In the courtroom Monday were former House Speaker J. Alex Tyler, Grand Cape Mount County Sen. Cllr. H. Varney G. Sherman, former National Investment Commission boss Dr. Richard Tolbert, Bomi County Sen. Morris Saytuma and several other officials indicted in the case.

The case began in 2016 following watchdog group Global Witness’ report that prompted the indictment of the officials along with U.K. – based firm Sable Mining, its officials and Nigerian national Christopher Onanuga based on claims that the company bribed Liberian authorities USD$958,668.00 to get a concession law in its favor.
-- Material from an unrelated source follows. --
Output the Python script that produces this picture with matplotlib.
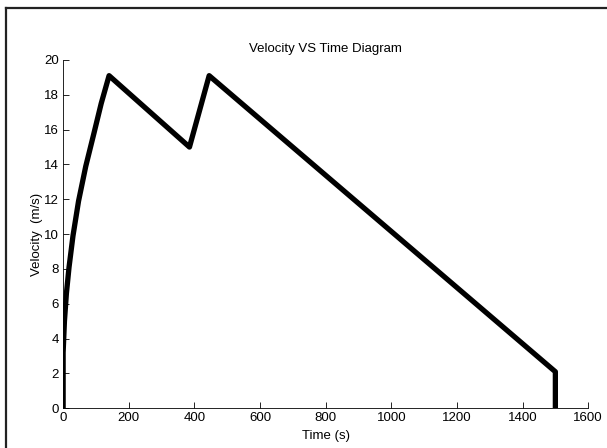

According to defense lawyer Cllr. Albert Sims, the defense team did not anticipate that it would have begun production of evidence on Monday because it did not know the prosecution would have rested with the production of evidence the same day.

Cllr. Sims notes that due to the volume of the evidence submitted by the State, the defense wants time to properly examine the evidence.

The defense additionally informs the court that due to the state funeral of late Grand Cape Mount County Sen. Edward Dagoseh beginning Tuesday, 25 June, the court should grant the continuance because his kinsman Sen. Sherman and Sen. Saytumah from neighboring Bomi County would be heavily involved in the state funeral.

State lawyer Cllr. Wesseh A. Wesseh requested the court to deny the defense’s request on grounds that it is meant to deny the State the right to justice.

But Judge Gbenewelleh granted the defense’s request, saying it is the legal right of the defense to ask for continuance to consult with its clients to provide adequate representation.

Regarding the prosecution’s suggestion that the judge will lose jurisdiction over the matter on 29 June upon the expiration of the 42 days jury sitting which is allowed for circuit courts to sit for a term, Judge Gbeneweleh says after the expiration of the 42 days jury session, the judge in a bench trial is allowed to request the justice for extension to conclude the matter pending before the court.